No, it’s not a Sherlock Holmes book. It’s reality: American is losing doctors.
When most of us have a medical concern, our first “line of defense” is the family physician: that person who checks our blood pressure, keeps on eye on our weight, looks in our ears and our throat for infections, and does our annual physicals. And it’s these doctors that are becoming scarce.
In American Spectator, Acton Research Fellow Jonathan Witt takes a look at this issue.
My brother-in-law Bruce Woodall, a physician who has worked stateside and in the developing world, gave me another way to understand this response. Those who go into family medicine, he said, often have an independent and entrepreneurial streak. They have visions of owning a family practice one day and aren’t attracted to the idea of simply working for the government. But increasingly, that’s what family medicine in the United States amounts to. The result is that an increasing number of physicians who can leave, do.
Self-interested alarm is a rational response to this trend, since we already face a physician shortage, but so too is moral outrage on behalf of physicians. Medical students work extraordinarily hard for years, risking enormous personal and financial capital to become professional healers. How has the political establishment responded to this courage, perseverance, and sacrifice? By subjecting the working lives of doctors to the regulatory whims of political insiders and bureaucrats.
Witt says we are facing some hard economic truths that the creators of Obamacare seemed to have overlooked when coming up with their vast scheme of health-care-for-all:
…the architects of Obamacare also included provisions in the act to push all of those stingy employers to give their workers more expansive and expensive healthcare plans than before.

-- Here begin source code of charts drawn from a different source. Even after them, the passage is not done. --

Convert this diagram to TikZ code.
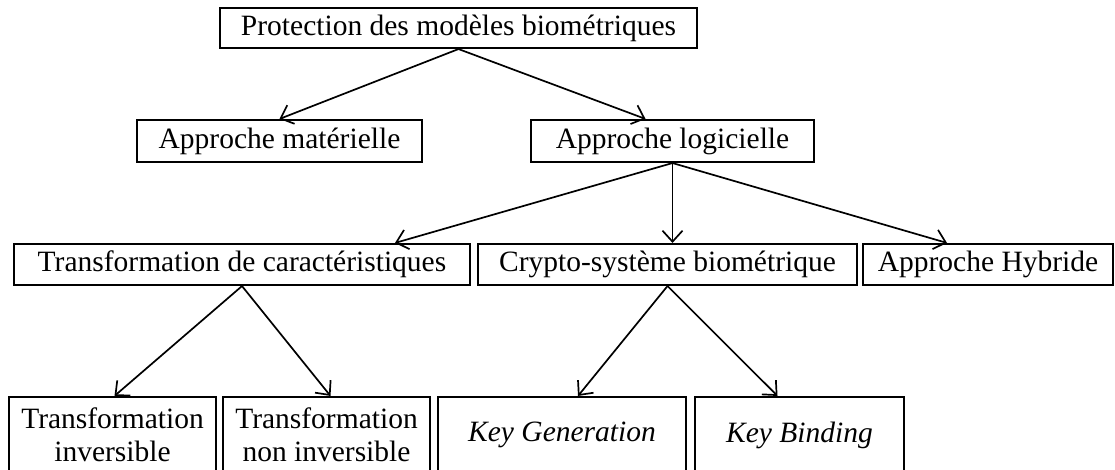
\documentclass[tikz,border=0pt]{standalone}
\usepackage{fontspec}
\setmainfont{Liberation Serif}
\usetikzlibrary{arrows.meta}

\tikzset{
  box/.style={draw, line width=2.1pt, rectangle, inner sep=0pt, align=center,
    font=\fontsize{29.5}{33}\selectfont},
  link/.style={line width=1.7pt, -{Straight Barb[length=11pt, width=20pt, line width=1.7pt]}},
}

\begin{document}
\begin{tikzpicture}[x=1pt, y=-1pt]
  \useasboundingbox (0,0) rectangle (1115,470);

  % root
  \node[box, minimum width=477pt, minimum height=40pt] (root) at (458.5,28) {Protection des modèles biométriques};

  % second level
  \node[box, minimum width=285pt, minimum height=42pt] (mat) at (279.5,141) {Approche matérielle};
  \node[box, minimum width=283pt, minimum height=42pt] (log) at (672.5,141) {Approche logicielle};

  % third level
  \node[box, minimum width=456pt, minimum height=41pt] (tdc) at (242,264.5) {Transformation de caractéristiques};
  \node[box, minimum width=379pt, minimum height=41pt] (cry) at (667.5,264.5) {Crypto-système biométrique};
  \node[box, minimum width=250pt, minimum height=41pt] (hyb) at (988,264.5) {Approche Hybride};

  % leaves (open at the bottom edge of the page)
  \node[box, minimum width=207pt, minimum height=76pt] (inv) at (112.5,435) {Transformation\\inversible};
  \node[box, minimum width=207pt, minimum height=76pt] (ninv) at (326.5,435) {Transformation\\non inversible};
  \node[box, minimum width=248pt, minimum height=76pt] (kg) at (562,435) {\itshape Key Generation};
  \node[box, minimum width=209pt, minimum height=76pt] (kb) at (799.5,435) {\itshape Key Binding};

  % connectors
  \draw[link] (root.south) -- (mat.north);
  \draw[link] (root.south) -- ([xshift=-27pt]log.north);

  \draw[link] (log.south) -- ([xshift=153pt]tdc.north);
  \draw[link] (log.south) -- ([xshift=5pt]cry.north);
  \draw[link] (log.south) -- ([xshift=-41pt]hyb.north);

  \draw[link] (tdc.south) -- ([xshift=2pt]inv.north);
  \draw[link] (tdc.south) -- ([xshift=4pt]ninv.north);

  \draw[link] (cry.south) -- ([xshift=16pt]kg.north);
  \draw[link] (cry.south) -- ([xshift=-22pt]kb.north);
\end{tikzpicture}
\end{document}
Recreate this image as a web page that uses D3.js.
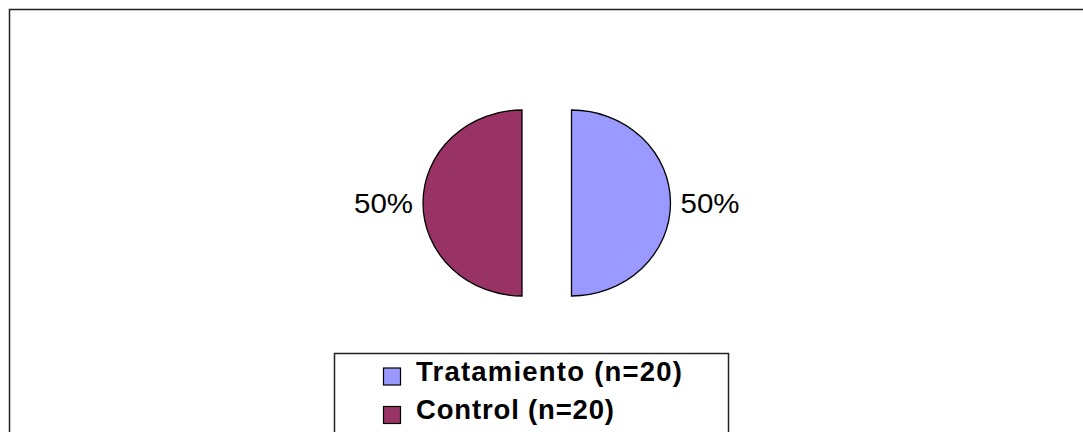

But if that economic logic made sense, it would follow that legislators should also pass a federal edict forbidding private employers from cutting employee salaries, while simultaneously pushing them to give all their worker a nice fat pay raise. The reason none of these strategies would effectively promote the common good stems from a stubborn truth of economics: artificially propping up or boosting worker compensation by government edict leaves businesses unable to afford as many workers. The result is unemployment.
Some are further concerned that interstate competition would debase the entire health insurance industry, but think about other industries. Free competition has led to continued improvements in cell phone technology, automobile rental, restaurant service, and on and on the list could go. It’s the difference between the service you get from Apple or Chick-fil-A versus the take-a-number bureaucratic shuffle you experience at the Department of Motor Vehicles. The first two are sharpened by competition, the latter shielded from it.
Lack of competition leads to lack of quality and value, Witt says…and less doctors. Obamacare may be a vision of health care for all, but who’s going to be listening on the other end of the stethoscope? Do we want compassionate and virtuous doctors caring for us, or bureaucratic wonks loaded down with paperwork and regulations?